The last pictures show emission spectra of the different zones of alteration. The small peaks superimposed along the broad peak of the longwave spectra are vibronic peaks caused by vibration of the disulfide activator. The maximum of the longwave spectra changes for each zone. Shifts toward longer wavelengths are likely caused by increasing amounts of ferric iron (Fe3+) ions replacing aluminum in the sodalite structure and activating some red fluorescence. The iron is likely from trace amounts in the uraninite. The area next to the uraninite crystal fluoresces red in midwave and shortwave illumination. This red fluorescence is activated by Fe3+. I was not able to measure a spectrum of this red fluorescence.
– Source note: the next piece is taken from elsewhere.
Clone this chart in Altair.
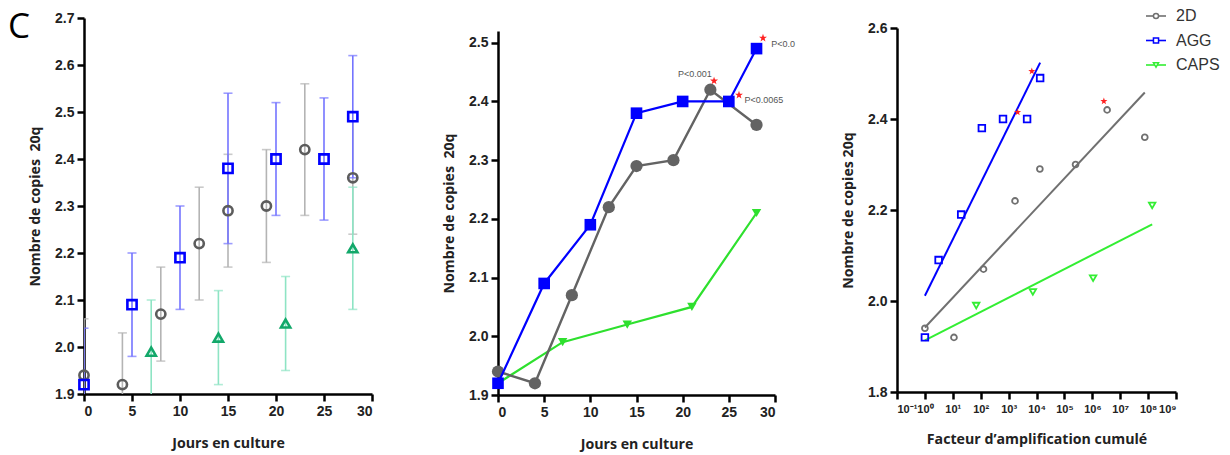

The midwave fluorescence of altered zones 2 and 3 is pinkish-white, and the shortwave fluorescence is bluish white. The emission spectra of midwave and shortwave fluorescence is dominated by a peak with a maximum around 440 nm to 450 nm. This fluorescence may be activated by titanium substituting for aluminum and a missing adjacent oxygen atom. The titanium substitution and oxygen vacancy are known to cause the strong blue-white afterglow seen in zones 2 and 3. Electrons are trapped in the oxygen vacancy during midwave and shortwave illumination, and they slowly return to their ground state causing the afterglow when the UV light is turned off. There is no afterglow in the area immediately adjacent to the uraninite crystal. The loss of afterglow may be caused by migration of titanium away from the crystal or quenching by iron.

The cause of midwave and shortwave fluorescence may also be activated by the titanium substitution for aluminum and the oxygen vacancy. The pinkish hue of the midwave fluorescence is from diminished fluorescence of the disulfide activated yellow-orange fluorescence combined with the blue-white fluorescence.